Beyond technical innovation, these decentralized platforms embrace pluralism. By enabling multiple interoperable social media providers to coexist and compete, they dismantle monopolistic power structures. This pluralistic ecosystem fosters diversity, innovation, and user empowerment-values that align with European democratic ideals and digital sovereignty.
Initiatives like the Free Our Feeds campaign are working to ensure that the infrastructure underlying these new platforms remains governed in the public interest, rather than controlled by private monopolies. Meanwhile, groups like Eurosky, composed of European technologists, are developing tools such as content moderation systems aligned with EU laws to support a healthy and scalable social ecosystem.
The time for Europe to act decisively is now. Social media is not just entertainment; it is a core part of public discourse, news distribution, and political engagement.
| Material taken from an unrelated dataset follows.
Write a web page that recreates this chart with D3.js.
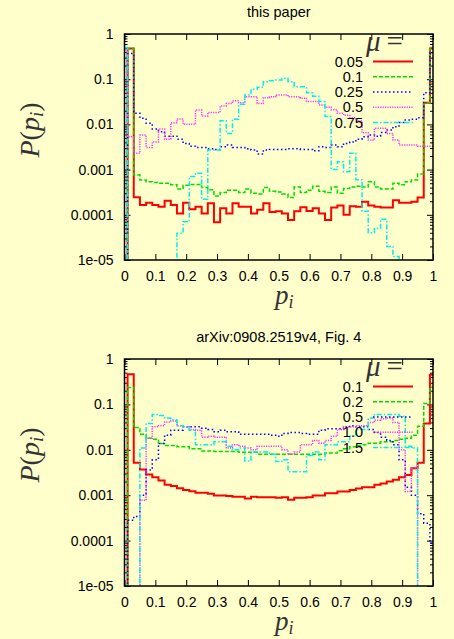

Designating open social networking frameworks like the AT Protocol as critical digital infrastructure would signal a strong commitment to safeguarding democracy, promoting economic value creation, and securing data sovereignty.
By investing in open-source, interoperable social media platforms, Europe can ensure that its citizens control the algorithms and infrastructure that influence their online experience. This would create a more democratic digital environment, counter foreign manipulation, and stimulate a vibrant local tech ecosystem that generates jobs and innovation.
Europe’s leadership could have ripple effects far beyond its borders. Countries outside the EU, grappling with Big Tech dominance and seeking digital independence, could adopt these open social media standards. This would help build a more equitable, decentralized global digital ecosystem-one that resists monopolistic control and fosters innovation worldwide.
The internet was born as a web of interlinked communities and ideas, not siloed platforms optimized for endless scrolling and data extraction. By fostering a social media ecosystem built on open protocols, Europe can return the internet to its founding principles of openness, pluralism, and user empowerment.
Achieving this vision requires political will and investment. Europe’s leaders must move beyond skepticism and excuses, committing resources to build and scale open social media infrastructure. Only then can the continent reclaim its digital sovereignty, protect democratic discourse, and lead the world toward a healthier digital future.